Nas memórias restam, então, a convivência em família; as pequenas descobertas de Petite e Didier, que encarnaram personagens de grandes desbravadores; o sono restabelecedor, após um dia de intensas maravilhas que nos compele ao cansaço extremo. E, tal como numa colcha de retalhos que unidos por linha e sonho formam um mosaico, essas experiências unificadas me trouxeram à tona novamente.




Houve também a pausa para olhar o passado do Brasil, para aprender sobre as culturas indígenas e quilombolas – numa réplica de tribos e ocas, todas dispostas num mesmo espaço, com as suas representações, simbologias, divindades coexistindo de maneira atemporal. Tudo, enfim, me dizendo: “Ei, aonde você pensa que está indo? O passado fica logo ali. Mas, será que ele se foi mesmo?”.


Retornei da Chapada dos Veadeiros seduzida de maneira ardorosa por ela e pelo Goiás interior que permeia a tudo, e que me traz as recordações de infância, do cheiro da terra quando chove, das flores que nascem espontaneamente em locais tão imperfeitos, das pessoas que vivem esquecidas na singeleza do tempo, sem ritmo frenético, sem problemas insolúveis.
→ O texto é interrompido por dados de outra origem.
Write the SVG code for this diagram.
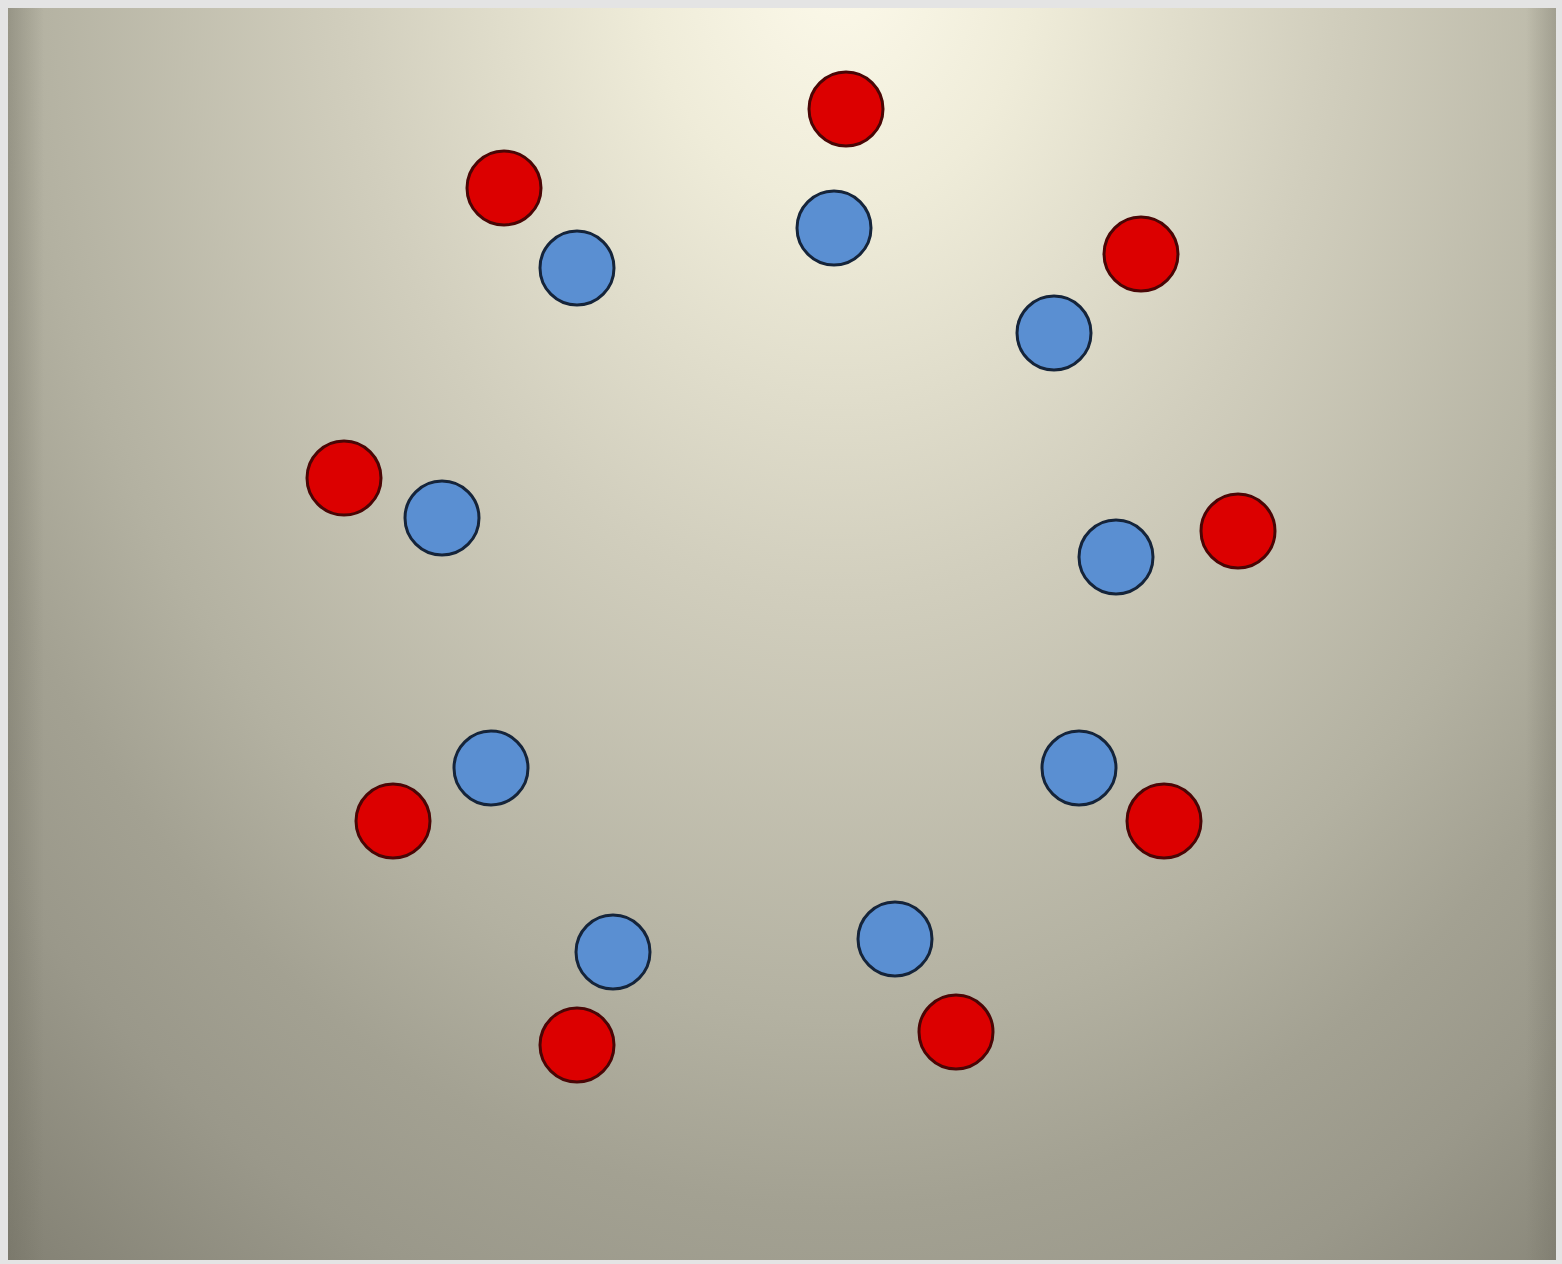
<svg xmlns="http://www.w3.org/2000/svg" width="1562" height="1264" viewBox="0 0 1562 1264">
<defs>
<radialGradient id="bg" gradientUnits="userSpaceOnUse" cx="840" cy="-50" r="1700" gradientTransform="translate(840 -50) scale(0.765 1) translate(-840 50)">
<stop offset="0" stop-color="#fdfaeb"/>
<stop offset="0.15" stop-color="#efecd9"/>
<stop offset="0.38" stop-color="#d1cebd"/>
<stop offset="0.63" stop-color="#b3b1a1"/>
<stop offset="0.74" stop-color="#a3a192"/>
<stop offset="0.84" stop-color="#9a988a"/>
<stop offset="1" stop-color="#838174"/>
</radialGradient>
<linearGradient id="edgeL" x1="0" y1="0" x2="1" y2="0">
<stop offset="0" stop-color="#6f6d60" stop-opacity="0.4"/>
<stop offset="1" stop-color="#6f6d60" stop-opacity="0"/>
</linearGradient>
<linearGradient id="edgeR" x1="1" y1="0" x2="0" y2="0">
<stop offset="0" stop-color="#6f6d60" stop-opacity="0.35"/>
<stop offset="1" stop-color="#6f6d60" stop-opacity="0"/>
</linearGradient>
<style>
.red{fill:#dc0000;stroke:#4a0505;stroke-width:3}
.blue{fill:#5a8fd2;stroke:#15243a;stroke-width:3}
</style>
</defs>
<rect x="0" y="0" width="1562" height="1264" fill="#e4e4e4"/>
<rect x="8" y="8" width="1548" height="1252" fill="url(#bg)"/>
<rect x="8" y="8" width="36" height="1252" fill="url(#edgeL)"/>
<rect x="1526" y="8" width="30" height="1252" fill="url(#edgeR)"/>
<g id="pair-top">
<circle class="red" cx="846" cy="109" r="37"/>
<circle class="blue" cx="834" cy="228" r="37"/>
</g>
<g id="pair-top-left">
<circle class="red" cx="504" cy="188" r="37"/>
<circle class="blue" cx="577" cy="268" r="37"/>
</g>
<g id="pair-top-right">
<circle class="red" cx="1141" cy="254" r="37"/>
<circle class="blue" cx="1054" cy="333" r="37"/>
</g>
<g id="pair-left">
<circle class="red" cx="344" cy="478" r="37"/>
<circle class="blue" cx="442" cy="518" r="37"/>
</g>
<g id="pair-right">
<circle class="red" cx="1238" cy="531" r="37"/>
<circle class="blue" cx="1116" cy="557" r="37"/>
</g>
<g id="pair-lower-left">
<circle class="blue" cx="491" cy="768" r="37"/>
<circle class="red" cx="393" cy="821" r="37"/>
</g>
<g id="pair-lower-right">
<circle class="blue" cx="1079" cy="768" r="37"/>
<circle class="red" cx="1164" cy="821" r="37"/>
</g>
<g id="pair-bottom-left">
<circle class="blue" cx="613" cy="952" r="37"/>
<circle class="red" cx="577" cy="1045" r="37"/>
</g>
<g id="pair-bottom-right">
<circle class="blue" cx="895" cy="939" r="37"/>
<circle class="red" cx="956" cy="1032" r="37"/>
</g>
</svg>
Por isso, quero mais verde rebelde, pedra imponente, vida não reticente, porque a força das águas lavou tudo o que não era imprescindível. A luz do sol queimou todas os pensamentos ruins. A cachoeira arrefeceu as mazelas. E, sobrou apenas aquela pessoa que ouve; que estende a mão; que afaga; que aprende e que ensina, e que só tem tempo para o que é oportuno.




De tempos em tempos, a gente costuma esquecer dessas descobertas, por isso eu as escrevo aqui, que é para que eu mesma possa retornar, reler, e me encontrar de novo e de novo nessa roda da História.




Por fim, a Chapada dos Veadeiros me mostrou que ainda é possível exercitar um olhar contemplativo; aprimorar a escuta, sem tanta hiperatividade. Lá, eu podia simplesmente espreitar, e me recusar a ser interrompida. Por lá, eu queria um tédio profundo, e pude deixar para trás todo esse excesso de positividade.